Here is the link to the trailer (limited to the ErosNow website for now, so I am embedding a link to a link).
It definitely looks like a fun well-made film. But, based purely on the trailer, I don’t know if I would say it is really “questioning” gender roles. It’s still using the exact same roles, it’s just flipping the sex of the person who is fulfilling them. As someone who has many many radical feminist friends, I know that “gender” means your societal function, whereas “sex” means your actual biological position. To question “gender” roles, would mean saying that “husband” and “wife” have no meaning at all any more, not just that you can switch the sex of the person fulfilling those roles.
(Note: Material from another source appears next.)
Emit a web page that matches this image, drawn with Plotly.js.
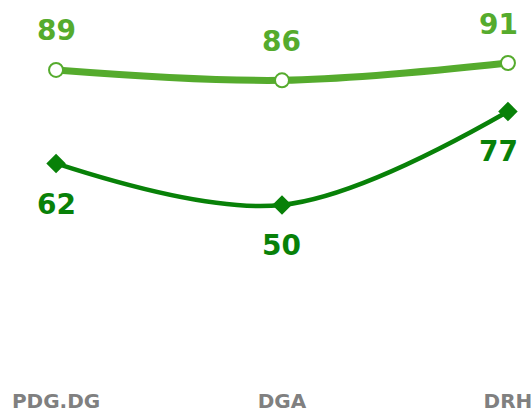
<!DOCTYPE html>
<html><head><meta charset="utf-8">
<script src="https://cdn.plot.ly/plotly-3.0.1.min.js"></script>
<style>html,body{margin:0;padding:0;background:#fff}#c{width:531px;height:415px}</style>
</head><body><div id="c"></div>
<script>
const categories = ["PDG.DG", "DGA", "DRH"];
const seriesTop = [89, 86, 91];
const seriesBottom = [62, 50, 77];
const colTop = "#55ab2d";
const colBot = "#088108";
const font = "DejaVu Sans";

const traces = [
  {x: categories, y: seriesTop, type: "scatter", mode: "lines+markers",
   line: {shape: "spline", color: colTop, width: 7},
   marker: {symbol: "circle", size: 14, color: "#fff", line: {color: colTop, width: 2}},
   hoverinfo: "none"},
  {x: categories, y: seriesBottom, type: "scatter", mode: "lines+markers",
   line: {shape: "spline", color: colBot, width: 4.5},
   marker: {symbol: "diamond", size: 15, color: colBot},
   hoverinfo: "none"}
];
const ann = [];
categories.forEach((c, i) => {
  const xs = i === categories.length - 1 ? -9 : 0;
  ann.push({x: c, y: seriesTop[i], text: String(seriesTop[i]), showarrow: false,
    yshift: 39, xshift: xs, font: {family: font, size: 28, color: colTop, weight: "bold"}});
  ann.push({x: c, y: seriesBottom[i], text: String(seriesBottom[i]), showarrow: false,
    yshift: -41, xshift: xs, font: {family: font, size: 28, color: colBot, weight: "bold"}});
});
ann[5].yshift = -40;
const layout = {
  width: 531, height: 415,
  margin: {l: 0, r: 0, t: 0, b: 37},
  paper_bgcolor: "#fff", plot_bgcolor: "#fff",
  showlegend: false,
  xaxis: {type: "category", range: [-0.248, 2.102], showgrid: false, zeroline: false, showline: false,
    ticks: "", tickfont: {family: font, size: 20, color: "#808080", weight: "bold"}, ticklabelstandoff: 9},
  yaxis: {range: [0, 109.2], visible: false},
  annotations: ann
};
Plotly.newPlot("c", traces, layout, {staticPlot: true});
</script></body></html>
But the thing is, I am pretty sure R. Balki has some extreme feminist friends and knows the difference between those two terms as well. So I wouldn’t be surprised if this trailer is just the buzzy fun version of the actual plot. The bit that intrigues me is in the middle, when Arjun, the “wife”, beats up a bunch of guys on a bus to defend Kareena. That’s the kind of thing I would be interested in, showing how a guy can be the homemaker but still be the protector. Or, from the still at the top of this post, you can be the breadwinner and head of the household, but still find it romantic to be carried in your husband’s arms. What I would love, is if they start off with a simple “ha-ha, you be the ‘wife’ and I’ll be the ‘husband'” plan, and then as time goes on, they realize that it is never that simple and relationships and people are more complicated than that.
With any other director, I wouldn’t get my hopes up, but this is the guy who made Cheeni Kum and produced English-Vinglish. He clearly does not believe in the typical kind of man-woman character types. Even Paa, which was more about the father-son relationship, had a strong single mother who was clearly the head of her household and did not need a man (although a man would still be nice to have).